* BEGIN Material shown *
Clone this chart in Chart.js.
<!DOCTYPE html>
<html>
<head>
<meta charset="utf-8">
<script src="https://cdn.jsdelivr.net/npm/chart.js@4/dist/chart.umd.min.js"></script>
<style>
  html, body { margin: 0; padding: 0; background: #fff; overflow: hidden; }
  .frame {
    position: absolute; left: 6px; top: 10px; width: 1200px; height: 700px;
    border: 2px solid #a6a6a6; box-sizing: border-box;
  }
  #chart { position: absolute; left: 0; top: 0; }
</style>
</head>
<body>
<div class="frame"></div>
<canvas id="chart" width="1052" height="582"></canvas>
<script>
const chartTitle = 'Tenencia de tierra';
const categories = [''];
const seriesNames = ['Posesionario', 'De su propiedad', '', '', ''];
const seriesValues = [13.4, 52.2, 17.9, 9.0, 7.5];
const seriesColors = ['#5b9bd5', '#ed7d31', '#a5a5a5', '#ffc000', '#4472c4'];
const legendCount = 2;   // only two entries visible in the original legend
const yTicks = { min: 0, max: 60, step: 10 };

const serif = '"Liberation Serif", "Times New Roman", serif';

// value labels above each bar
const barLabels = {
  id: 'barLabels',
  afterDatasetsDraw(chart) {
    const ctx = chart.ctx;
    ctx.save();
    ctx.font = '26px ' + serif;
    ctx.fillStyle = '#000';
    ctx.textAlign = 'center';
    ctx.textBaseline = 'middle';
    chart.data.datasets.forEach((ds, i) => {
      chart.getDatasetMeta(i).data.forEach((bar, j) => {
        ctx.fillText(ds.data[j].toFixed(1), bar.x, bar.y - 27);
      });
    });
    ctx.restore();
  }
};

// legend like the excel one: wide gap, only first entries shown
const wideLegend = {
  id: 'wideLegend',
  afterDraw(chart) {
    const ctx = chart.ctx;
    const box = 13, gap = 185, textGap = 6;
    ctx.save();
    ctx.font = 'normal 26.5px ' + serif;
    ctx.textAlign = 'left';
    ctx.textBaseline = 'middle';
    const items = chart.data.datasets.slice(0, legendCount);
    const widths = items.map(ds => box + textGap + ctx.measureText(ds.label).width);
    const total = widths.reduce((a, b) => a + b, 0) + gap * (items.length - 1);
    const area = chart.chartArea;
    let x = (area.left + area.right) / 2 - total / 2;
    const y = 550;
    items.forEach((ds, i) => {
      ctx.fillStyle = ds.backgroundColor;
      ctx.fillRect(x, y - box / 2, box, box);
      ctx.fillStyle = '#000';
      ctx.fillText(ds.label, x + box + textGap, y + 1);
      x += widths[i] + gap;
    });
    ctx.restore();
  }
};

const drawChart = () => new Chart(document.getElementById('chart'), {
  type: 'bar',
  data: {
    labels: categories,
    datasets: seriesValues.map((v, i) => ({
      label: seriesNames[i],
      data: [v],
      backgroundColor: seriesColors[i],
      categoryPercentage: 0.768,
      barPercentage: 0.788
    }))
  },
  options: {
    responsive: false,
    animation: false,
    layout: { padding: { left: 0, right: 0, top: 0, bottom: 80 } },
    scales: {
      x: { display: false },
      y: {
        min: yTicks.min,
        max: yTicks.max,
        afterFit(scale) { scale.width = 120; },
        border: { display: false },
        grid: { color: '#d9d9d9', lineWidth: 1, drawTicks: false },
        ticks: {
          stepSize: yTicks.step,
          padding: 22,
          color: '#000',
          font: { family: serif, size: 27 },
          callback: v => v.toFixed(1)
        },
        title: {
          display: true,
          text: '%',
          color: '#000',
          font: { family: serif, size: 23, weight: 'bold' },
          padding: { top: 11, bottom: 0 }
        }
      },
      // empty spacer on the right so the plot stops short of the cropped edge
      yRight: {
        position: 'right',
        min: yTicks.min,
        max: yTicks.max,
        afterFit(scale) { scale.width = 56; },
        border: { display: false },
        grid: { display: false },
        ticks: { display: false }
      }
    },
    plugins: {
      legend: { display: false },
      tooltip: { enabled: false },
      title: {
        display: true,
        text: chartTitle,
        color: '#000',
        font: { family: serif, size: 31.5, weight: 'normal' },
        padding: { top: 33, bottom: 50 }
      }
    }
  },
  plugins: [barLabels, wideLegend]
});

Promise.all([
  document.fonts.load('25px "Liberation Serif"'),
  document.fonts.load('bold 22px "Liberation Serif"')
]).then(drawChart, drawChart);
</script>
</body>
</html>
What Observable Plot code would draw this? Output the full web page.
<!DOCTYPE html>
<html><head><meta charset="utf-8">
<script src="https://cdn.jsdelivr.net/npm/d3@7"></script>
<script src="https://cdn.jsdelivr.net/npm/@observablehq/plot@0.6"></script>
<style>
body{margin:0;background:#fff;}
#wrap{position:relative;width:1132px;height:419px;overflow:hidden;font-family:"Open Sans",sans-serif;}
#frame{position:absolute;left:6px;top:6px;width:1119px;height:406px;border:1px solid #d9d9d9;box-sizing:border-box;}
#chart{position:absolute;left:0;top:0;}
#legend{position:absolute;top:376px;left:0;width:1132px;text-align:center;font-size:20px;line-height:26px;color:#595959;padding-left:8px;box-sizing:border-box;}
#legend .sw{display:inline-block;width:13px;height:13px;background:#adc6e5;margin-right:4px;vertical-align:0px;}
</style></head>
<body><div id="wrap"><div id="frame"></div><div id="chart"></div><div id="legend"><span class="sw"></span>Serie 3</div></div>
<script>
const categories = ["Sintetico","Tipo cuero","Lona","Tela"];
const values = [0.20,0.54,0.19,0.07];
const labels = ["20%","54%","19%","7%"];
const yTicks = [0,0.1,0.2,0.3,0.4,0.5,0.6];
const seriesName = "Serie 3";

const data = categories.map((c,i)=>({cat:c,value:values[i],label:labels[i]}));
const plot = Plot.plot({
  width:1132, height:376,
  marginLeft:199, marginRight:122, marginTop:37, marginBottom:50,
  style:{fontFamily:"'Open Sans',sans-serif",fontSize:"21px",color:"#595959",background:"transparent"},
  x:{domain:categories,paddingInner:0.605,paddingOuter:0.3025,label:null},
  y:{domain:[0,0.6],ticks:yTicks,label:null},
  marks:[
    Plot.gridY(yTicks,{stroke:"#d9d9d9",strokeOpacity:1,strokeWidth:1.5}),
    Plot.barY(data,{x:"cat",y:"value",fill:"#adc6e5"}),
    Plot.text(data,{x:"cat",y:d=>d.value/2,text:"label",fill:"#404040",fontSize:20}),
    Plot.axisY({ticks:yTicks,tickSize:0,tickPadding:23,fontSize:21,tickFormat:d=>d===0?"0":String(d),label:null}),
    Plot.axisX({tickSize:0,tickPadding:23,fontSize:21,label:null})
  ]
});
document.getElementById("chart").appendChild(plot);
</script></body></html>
* END Material shown *
What this task involves >>
Take the material above and return all of it exactly.

Written solution >>
Clone this chart in Chart.js.
<!DOCTYPE html>
<html>
<head>
<meta charset="utf-8">
<script src="https://cdn.jsdelivr.net/npm/chart.js@4/dist/chart.umd.min.js"></script>
<style>
  html, body { margin: 0; padding: 0; background: #fff; overflow: hidden; }
  .frame {
    position: absolute; left: 6px; top: 10px; width: 1200px; height: 700px;
    border: 2px solid #a6a6a6; box-sizing: border-box;
  }
  #chart { position: absolute; left: 0; top: 0; }
</style>
</head>
<body>
<div class="frame"></div>
<canvas id="chart" width="1052" height="582"></canvas>
<script>
const chartTitle = 'Tenencia de tierra';
const categories = [''];
const seriesNames = ['Posesionario', 'De su propiedad', '', '', ''];
const seriesValues = [13.4, 52.2, 17.9, 9.0, 7.5];
const seriesColors = ['#5b9bd5', '#ed7d31', '#a5a5a5', '#ffc000', '#4472c4'];
const legendCount = 2;   // only two entries visible in the original legend
const yTicks = { min: 0, max: 60, step: 10 };

const serif = '"Liberation Serif", "Times New Roman", serif';

// value labels above each bar
const barLabels = {
  id: 'barLabels',
  afterDatasetsDraw(chart) {
    const ctx = chart.ctx;
    ctx.save();
    ctx.font = '26px ' + serif;
    ctx.fillStyle = '#000';
    ctx.textAlign = 'center';
    ctx.textBaseline = 'middle';
    chart.data.datasets.forEach((ds, i) => {
      chart.getDatasetMeta(i).data.forEach((bar, j) => {
        ctx.fillText(ds.data[j].toFixed(1), bar.x, bar.y - 27);
      });
    });
    ctx.restore();
  }
};

// legend like the excel one: wide gap, only first entries shown
const wideLegend = {
  id: 'wideLegend',
  afterDraw(chart) {
    const ctx = chart.ctx;
    const box = 13, gap = 185, textGap = 6;
    ctx.save();
    ctx.font = 'normal 26.5px ' + serif;
    ctx.textAlign = 'left';
    ctx.textBaseline = 'middle';
    const items = chart.data.datasets.slice(0, legendCount);
    const widths = items.map(ds => box + textGap + ctx.measureText(ds.label).width);
    const total = widths.reduce((a, b) => a + b, 0) + gap * (items.length - 1);
    const area = chart.chartArea;
    let x = (area.left + area.right) / 2 - total / 2;
    const y = 550;
    items.forEach((ds, i) => {
      ctx.fillStyle = ds.backgroundColor;
      ctx.fillRect(x, y - box / 2, box, box);
      ctx.fillStyle = '#000';
      ctx.fillText(ds.label, x + box + textGap, y + 1);
      x += widths[i] + gap;
    });
    ctx.restore();
  }
};

const drawChart = () => new Chart(document.getElementById('chart'), {
  type: 'bar',
  data: {
    labels: categories,
    datasets: seriesValues.map((v, i) => ({
      label: seriesNames[i],
      data: [v],
      backgroundColor: seriesColors[i],
      categoryPercentage: 0.768,
      barPercentage: 0.788
    }))
  },
  options: {
    responsive: false,
    animation: false,
    layout: { padding: { left: 0, right: 0, top: 0, bottom: 80 } },
    scales: {
      x: { display: false },
      y: {
        min: yTicks.min,
        max: yTicks.max,
        afterFit(scale) { scale.width = 120; },
        border: { display: false },
        grid: { color: '#d9d9d9', lineWidth: 1, drawTicks: false },
        ticks: {
          stepSize: yTicks.step,
          padding: 22,
          color: '#000',
          font: { family: serif, size: 27 },
          callback: v => v.toFixed(1)
        },
        title: {
          display: true,
          text: '%',
          color: '#000',
          font: { family: serif, size: 23, weight: 'bold' },
          padding: { top: 11, bottom: 0 }
        }
      },
      // empty spacer on the right so the plot stops short of the cropped edge
      yRight: {
        position: 'right',
        min: yTicks.min,
        max: yTicks.max,
        afterFit(scale) { scale.width = 56; },
        border: { display: false },
        grid: { display: false },
        ticks: { display: false }
      }
    },
    plugins: {
      legend: { display: false },
      tooltip: { enabled: false },
      title: {
        display: true,
        text: chartTitle,
        color: '#000',
        font: { family: serif, size: 31.5, weight: 'normal' },
        padding: { top: 33, bottom: 50 }
      }
    }
  },
  plugins: [barLabels, wideLegend]
});

Promise.all([
  document.fonts.load('25px "Liberation Serif"'),
  document.fonts.load('bold 22px "Liberation Serif"')
]).then(drawChart, drawChart);
</script>
</body>
</html>
What Observable Plot code would draw this? Output the full web page.
<!DOCTYPE html>
<html><head><meta charset="utf-8">
<script src="https://cdn.jsdelivr.net/npm/d3@7"></script>
<script src="https://cdn.jsdelivr.net/npm/@observablehq/plot@0.6"></script>
<style>
body{margin:0;background:#fff;}
#wrap{position:relative;width:1132px;height:419px;overflow:hidden;font-family:"Open Sans",sans-serif;}
#frame{position:absolute;left:6px;top:6px;width:1119px;height:406px;border:1px solid #d9d9d9;box-sizing:border-box;}
#chart{position:absolute;left:0;top:0;}
#legend{position:absolute;top:376px;left:0;width:1132px;text-align:center;font-size:20px;line-height:26px;color:#595959;padding-left:8px;box-sizing:border-box;}
#legend .sw{display:inline-block;width:13px;height:13px;background:#adc6e5;margin-right:4px;vertical-align:0px;}
</style></head>
<body><div id="wrap"><div id="frame"></div><div id="chart"></div><div id="legend"><span class="sw"></span>Serie 3</div></div>
<script>
const categories = ["Sintetico","Tipo cuero","Lona","Tela"];
const values = [0.20,0.54,0.19,0.07];
const labels = ["20%","54%","19%","7%"];
const yTicks = [0,0.1,0.2,0.3,0.4,0.5,0.6];
const seriesName = "Serie 3";

const data = categories.map((c,i)=>({cat:c,value:values[i],label:labels[i]}));
const plot = Plot.plot({
  width:1132, height:376,
  marginLeft:199, marginRight:122, marginTop:37, marginBottom:50,
  style:{fontFamily:"'Open Sans',sans-serif",fontSize:"21px",color:"#595959",background:"transparent"},
  x:{domain:categories,paddingInner:0.605,paddingOuter:0.3025,label:null},
  y:{domain:[0,0.6],ticks:yTicks,label:null},
  marks:[
    Plot.gridY(yTicks,{stroke:"#d9d9d9",strokeOpacity:1,strokeWidth:1.5}),
    Plot.barY(data,{x:"cat",y:"value",fill:"#adc6e5"}),
    Plot.text(data,{x:"cat",y:d=>d.value/2,text:"label",fill:"#404040",fontSize:20}),
    Plot.axisY({ticks:yTicks,tickSize:0,tickPadding:23,fontSize:21,tickFormat:d=>d===0?"0":String(d),label:null}),
    Plot.axisX({tickSize:0,tickPadding:23,fontSize:21,label:null})
  ]
});
document.getElementById("chart").appendChild(plot);
</script></body></html>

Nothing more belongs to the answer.